__Task requirements__
Gather all lines containing the string "with" and copy them out.

************

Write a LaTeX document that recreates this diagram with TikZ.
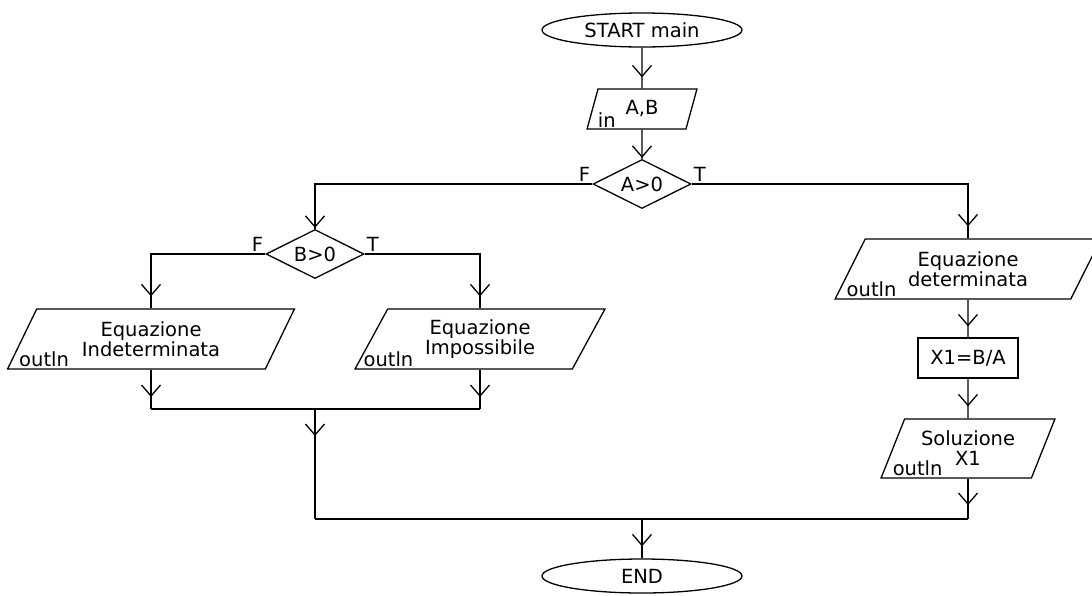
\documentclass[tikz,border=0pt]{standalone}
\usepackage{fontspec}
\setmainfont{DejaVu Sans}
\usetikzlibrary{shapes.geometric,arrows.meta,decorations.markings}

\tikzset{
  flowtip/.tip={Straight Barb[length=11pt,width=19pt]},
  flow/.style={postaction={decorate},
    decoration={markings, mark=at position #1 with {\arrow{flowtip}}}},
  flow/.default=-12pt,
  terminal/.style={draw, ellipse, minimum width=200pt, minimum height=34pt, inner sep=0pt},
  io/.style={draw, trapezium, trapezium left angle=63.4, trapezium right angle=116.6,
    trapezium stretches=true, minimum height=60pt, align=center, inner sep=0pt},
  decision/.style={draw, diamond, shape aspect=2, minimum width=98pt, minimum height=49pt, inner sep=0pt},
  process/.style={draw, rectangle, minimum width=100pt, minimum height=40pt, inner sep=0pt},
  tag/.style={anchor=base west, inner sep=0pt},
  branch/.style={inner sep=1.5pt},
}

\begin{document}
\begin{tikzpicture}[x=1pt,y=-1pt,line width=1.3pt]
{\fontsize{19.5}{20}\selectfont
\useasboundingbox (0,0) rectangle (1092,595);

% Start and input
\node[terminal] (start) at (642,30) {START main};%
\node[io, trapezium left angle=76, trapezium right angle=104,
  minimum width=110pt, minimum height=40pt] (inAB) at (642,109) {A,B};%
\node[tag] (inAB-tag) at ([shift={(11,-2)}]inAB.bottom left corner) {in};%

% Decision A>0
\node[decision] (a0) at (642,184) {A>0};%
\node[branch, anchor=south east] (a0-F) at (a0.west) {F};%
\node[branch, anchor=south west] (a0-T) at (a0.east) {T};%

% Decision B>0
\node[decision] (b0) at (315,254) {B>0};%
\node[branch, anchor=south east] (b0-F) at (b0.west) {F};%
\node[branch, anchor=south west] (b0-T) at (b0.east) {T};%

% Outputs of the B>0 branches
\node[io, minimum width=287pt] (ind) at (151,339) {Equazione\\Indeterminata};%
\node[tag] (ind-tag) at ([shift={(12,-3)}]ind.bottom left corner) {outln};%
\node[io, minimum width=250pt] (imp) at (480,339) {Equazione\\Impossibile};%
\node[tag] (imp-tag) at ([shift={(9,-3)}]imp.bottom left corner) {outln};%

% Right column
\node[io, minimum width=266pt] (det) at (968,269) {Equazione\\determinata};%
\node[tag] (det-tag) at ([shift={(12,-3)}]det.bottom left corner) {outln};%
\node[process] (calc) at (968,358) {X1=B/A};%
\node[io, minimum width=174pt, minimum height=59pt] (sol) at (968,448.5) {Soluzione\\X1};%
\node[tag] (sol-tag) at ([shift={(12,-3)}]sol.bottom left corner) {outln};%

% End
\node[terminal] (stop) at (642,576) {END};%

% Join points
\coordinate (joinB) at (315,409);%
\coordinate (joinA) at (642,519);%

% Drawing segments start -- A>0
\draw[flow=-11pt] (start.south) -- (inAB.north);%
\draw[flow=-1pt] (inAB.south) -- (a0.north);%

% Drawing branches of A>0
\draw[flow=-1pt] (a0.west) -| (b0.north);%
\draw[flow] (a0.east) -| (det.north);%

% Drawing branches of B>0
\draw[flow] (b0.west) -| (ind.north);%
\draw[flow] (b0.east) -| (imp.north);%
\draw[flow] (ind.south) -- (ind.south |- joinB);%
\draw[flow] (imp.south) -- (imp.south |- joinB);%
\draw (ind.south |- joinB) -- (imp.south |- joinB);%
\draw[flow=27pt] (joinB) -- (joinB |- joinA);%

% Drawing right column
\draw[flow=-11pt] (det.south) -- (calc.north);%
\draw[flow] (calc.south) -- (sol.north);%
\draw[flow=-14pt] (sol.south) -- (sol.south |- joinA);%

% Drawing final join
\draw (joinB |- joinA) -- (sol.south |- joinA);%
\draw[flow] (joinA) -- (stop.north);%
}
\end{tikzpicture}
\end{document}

************

__Correct response__
Write a LaTeX document that recreates this diagram with TikZ.
    decoration={markings, mark=at position #1 with {\arrow{flowtip}}}},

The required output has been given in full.